You may remember this statement from your algebra classes as the “transitive property”, which says that if a=b, and b=c, then a=b=c. In the original work The Elements by Euclid, this statement is called “Common Notion #1″. The generally accepted English translation (remember, Euclid lived 2200 years ago in ancient Greece) of Common Notion #1 is “Things which are equal to the same thing are also equal to one another.” Whether you want to refer to it as Common Notion #1 or the transitive property, the resulting claim we can make is the same:

Step 7: Since AB=AC=BC, all three sides of triangle ABC are equal

Finally, we use this statement to show that triangle ABC fits the definition of an equilateral triangle.

Step 8: Since all three sides of triangle ABC are equal, triangle ABC is equilateral.

End of proof.

We could also rewrite this proof into something resembling a normal English paragraph:

“Let there be two circles A and B, whose centers are connected by the line segment AB, such that AB is a radius for both circles. Let C be a point of intersection between circles A and B. Since AB and AC are both radii of circle A, AB=AC. By similar reasoning, AB=BC. Since AB=AC=AB, triangle ABC is equilateral. End of proof.”

Take a look at where the proof has been streamlined.
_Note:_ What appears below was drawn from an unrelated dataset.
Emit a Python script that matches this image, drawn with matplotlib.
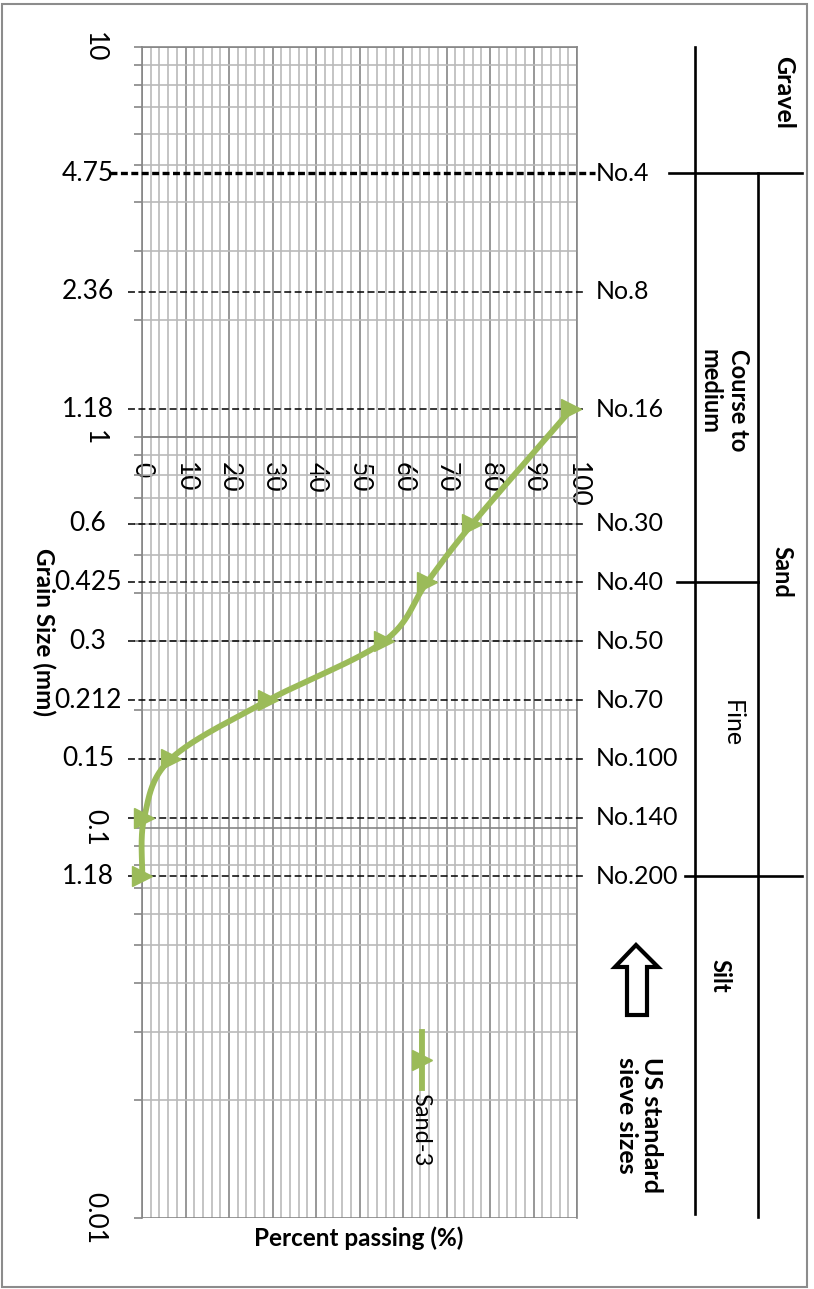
import numpy as np
import matplotlib
matplotlib.use('Agg')
import matplotlib.pyplot as plt
from matplotlib.patches import Rectangle, Polygon
from matplotlib.ticker import LogLocator, NullFormatter, MultipleLocator

plt.rcParams['font.family'] = ['Lato', 'DejaVu Sans']
plt.rcParams['lines.scale_dashes'] = False

# sieve analysis result for Sand-3
grain_size = [1.18, 0.6, 0.425, 0.3, 0.212, 0.15, 0.106, 0.075]
percent_passing = [98.7, 75.9, 65.5, 55.6, 29.0, 6.6, 0.5, 0.1]

# US standard sieves
sieve_sizes = [4.75, 2.36, 1.18, 0.6, 0.425, 0.3, 0.212, 0.15, 0.106, 0.075]
sieve_names = ['No.4', 'No.8', 'No.16', 'No.30', 'No.40', 'No.50',
               'No.70', 'No.100', 'No.140', 'No.200']
size_labels = ['4.75', '2.36', '1.18', '0.6', '0.425', '0.3', '0.212',
               '0.15', '', '1.18']

pct_ticks = list(range(0, 101, 10))
size_ticks = [0.01, 0.1, 1, 10]
size_tick_labels = ['0.01', '0.1', '1', '10']

# class boundaries (mm)
gravel_sand = 4.75
coarse_fine = 0.425
sand_silt = 0.075

GREEN = '#9BBB59'
GRID_MAJOR = '#868686'
GRID_MINOR = '#bababa'

W, H = 814, 1289
fig = plt.figure(figsize=(W / 100, H / 100), dpi=100)
ax = fig.add_axes([142 / W, 1 - 1218 / H, 435 / W, 1171 / H])
ax.set_yscale('log')
ax.set_xlim(0, 100)
ax.set_ylim(0.01, 10)

# grid
ax.xaxis.set_minor_locator(MultipleLocator(2))
ax.yaxis.set_minor_locator(LogLocator(subs=np.arange(2, 10)))
ax.yaxis.set_minor_formatter(NullFormatter())
ax.grid(which='major', color=GRID_MAJOR, lw=1.2)
ax.grid(which='minor', color=GRID_MINOR, lw=1.2)
ax.set_axisbelow(True)
for sp in ax.spines.values():
    sp.set_color(GRID_MAJOR)
    sp.set_linewidth(1.2)

# percent axis crosses at 1 mm, labels turned sideways
ax.spines['bottom'].set_position(('data', 1))
ax.set_xticks(pct_ticks, labels=[str(v) for v in pct_ticks])
ax.tick_params(axis='x', which='both', length=0, pad=18, labelsize=19,
               labelrotation=-90)

ax.set_yticks(size_ticks, labels=size_tick_labels)
ax.tick_params(axis='y', which='both', length=6, width=1.2, color=GRID_MAJOR,
               pad=19, labelsize=19, labelrotation=-90)
plt.setp(ax.get_yticklabels(), va='center')

# dashed sieve lines with names on the right
for s, name in zip(sieve_sizes, sieve_names):
    if s == gravel_sand:
        ax.plot([-7.4, 104.2], [s, s], color='k', lw=2.4, dashes=(5, 2.5),
                clip_on=False, zorder=3)
    else:
        ax.plot([-3.2, 101.6], [s, s], color='k', lw=1.1, dashes=(5, 2.5),
                clip_on=False, zorder=3)
    ax.text(104.4, s, name, ha='left', va='center', fontsize=18,
            clip_on=False)


def smooth_path(xs, ys, n=40):
    # Catmull-Rom style bezier through the points, built in pixel space
    pts = ax.transData.transform(np.column_stack([xs, ys]))
    pts = np.vstack([pts[0], pts, pts[-1]])
    out = []
    for i in range(1, len(pts) - 2):
        p0, p1, p2, p3 = pts[i - 1], pts[i], pts[i + 1], pts[i + 2]
        b1 = p1 + (p2 - p0) / 6
        b2 = p2 - (p3 - p1) / 6
        t = np.linspace(0, 1, n)[:, None]
        seg = ((1 - t) ** 3 * p1 + 3 * (1 - t) ** 2 * t * b1
               + 3 * (1 - t) * t ** 2 * b2 + t ** 3 * p2)
        out.append(seg)
    out = ax.transData.inverted().transform(np.vstack(out))
    return out[:, 0], out[:, 1]


cx, cy = smooth_path(percent_passing, grain_size)
ax.plot(cx, cy, color=GREEN, lw=4.2, solid_capstyle='round', zorder=4,
        clip_on=False)
ax.plot(percent_passing, grain_size, ls='none', marker='>', ms=15,
        color=GREEN, zorder=5, clip_on=False)

# overlay in pixel units for the annotations around the chart
ov = fig.add_axes([0, 0, 1, 1])
ov.set_xlim(0, W)
ov.set_ylim(H, 0)
ov.axis('off')


def row_px(size):
    return H - ax.transData.transform((0, size))[1]


# size values written at the left of each dashed line
for s, lab in zip(sieve_sizes, size_labels):
    if lab:
        ov.text(88, row_px(s), lab, ha='center', va='center', fontsize=19)

# axis titles
ov.text(359, 1238, 'Percent passing (%)', ha='center', va='center',
        fontsize=17.5, fontweight='bold')
ov.text(44, 632, 'Grain Size (mm)', ha='center', va='center', rotation=-90,
        fontsize=17.5, fontweight='bold')

# legend
ov.plot([422, 422], [1032, 1088], color=GREEN, lw=4.2)
ov.plot([422], [1060], marker='>', ms=15, color=GREEN)
ov.text(421, 1093, 'Sand-3', ha='center', va='top', rotation=-90, fontsize=17)

# soil classification panel
lk = dict(color='k', lw=1.9)
ov.plot([695, 695], [row_px(10), 1214], **lk)
ov.plot([758, 758], [row_px(gravel_sand), 1217], **lk)
ov.plot([669, 802], [row_px(gravel_sand)] * 2, **lk)
ov.plot([677, 758], [row_px(coarse_fine)] * 2, **lk)
ov.plot([685, 802], [row_px(sand_silt)] * 2, **lk)

bold = dict(rotation=-90, ha='center', va='center', fontsize=17,
            fontweight='bold')
ov.text(784, 92, 'Gravel', **{**bold, 'fontsize': 18})
ov.text(724, 400, 'Course to\nmedium', multialignment='left',
        linespacing=1.3, **bold)
ov.text(782, 572, 'Sand', **bold)
ov.text(732, 724, 'Fine', rotation=-90, ha='center', va='center', fontsize=18)
ov.text(720, 976, 'Silt', **bold)
ov.text(639, 1125, 'US standard\nsieve sizes', multialignment='left',
        linespacing=1.15, **{**bold, 'fontsize': 18})

# hollow arrow pointing up at the sieve numbers
arrow = [(636, 945), (658, 967), (647, 967), (647, 1015), (627, 1015),
         (627, 967), (615, 967)]
ov.add_patch(Polygon(arrow, closed=True, facecolor='white', edgecolor='k',
                     lw=3, joinstyle='miter'))

# frame around the figure
ov.add_patch(Rectangle((2, 4), 805, 1283, fill=False, edgecolor='#8c8c8c',
                       lw=1.5))

fig.savefig('out.png', dpi=100)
No mention is made of Common Notion #1 or the transitive property; the proof assumes that the reader already knows it. This is, in fact, a very safe assumption for any reader who has had math through Algebra II. The proof also assumes that the reader knows that all radii of a given circle are equal. A very safe assumption, again, for any reader who has had one full semester of high school geometry.

Writing proofs can be a tricky business. In general, when first starting out, you want to err on the side of too many steps rather than too few. As your mastery of the material grows, you will find yourself streamlining your own proofs automatically, often without realizing it. Make sure that you yourself can follow your own proof! If you can’t follow it yourself, then how do you expect someone else to follow it?